Ukraine could have collected over $200 million in taxes from digital asset exchanges over the past four years, according to a new report.

The report, by blockchain forensic services provider Global Ledger, analyzed 64 centralized global exchanges and found that 2.5% of global traffic to these exchanges is from Ukrainian investors.

This traffic generated over $1.12 billion in profits for the exchanges from their Ukrainian operations, which translates to $202 million in taxes that should have been paid in that period, the study showed.

Breaking it down further reveals that $57 million was generated in 2021, $43 million in 2022, $40 million in 2023 and $62 million this year.

Interestingly, the report also estimates that Ukrainian traders could have earned between $630 million and $3.16 billion in profits from digital asset trading this year alone. Applying a 5% tax rate, the country could have earned up to $158 million.

Ukraine is not the only country grappling with the challenge of taxing digital assets. With the sector now valued at $3.75 trillion, nearly every government is struggling to come up with a way to tax gains from the industry.

Some, like Russia , have aligned digital asset taxation with stocks, making it easier to calculate and report taxes. Others, like South Korea , have opted to avoid dealing with the tough questions, recently postponing new taxation measures by another two years.

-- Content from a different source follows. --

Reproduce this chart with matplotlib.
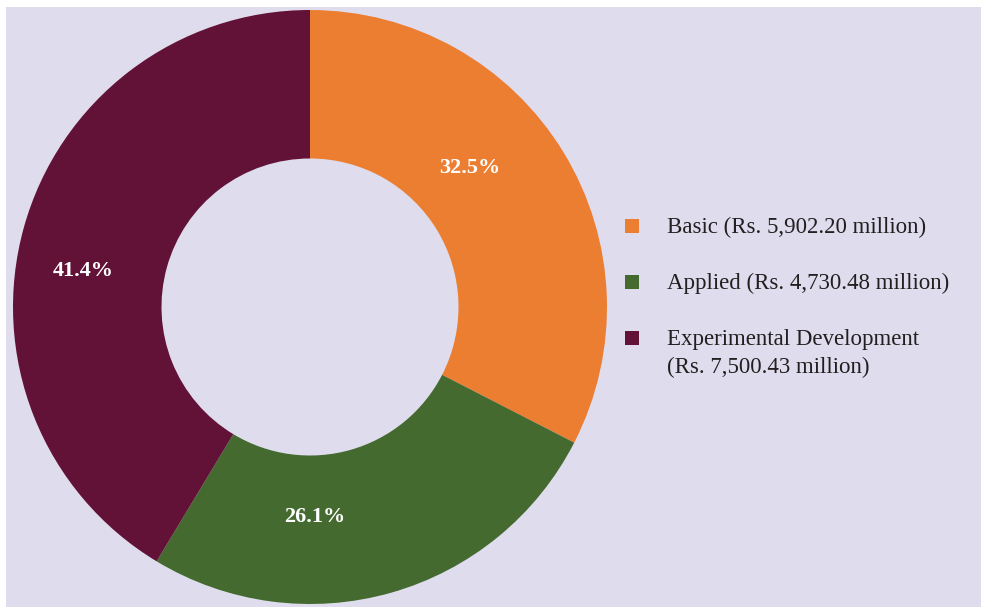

In other countries, like India and Kenya , digital asset traders have gone to court to protest proposed taxation frameworks. In India, the Income Tax Appellate Tribunal stepped in this week, ruling that digital assets are capital assets and that profits should be subjected to capital gains, not as income from other sources.

Moving on from taxes, the Global Ledger report also found that Ukrainian miners contributed roughly 1% of the global hashrate and generated $113 million over the past four years.

Furthermore, Ukrainians had downloaded 1.7 million non-custodial digital asset wallets by May this year.

While Ukraine is yet to implement a comprehensive taxation framework, it is seeking to legalize digital assets early next year. A parliamentary working group is set to table a draft bill before legislators, with input from the central bank and the International Monetary Fund (IMF).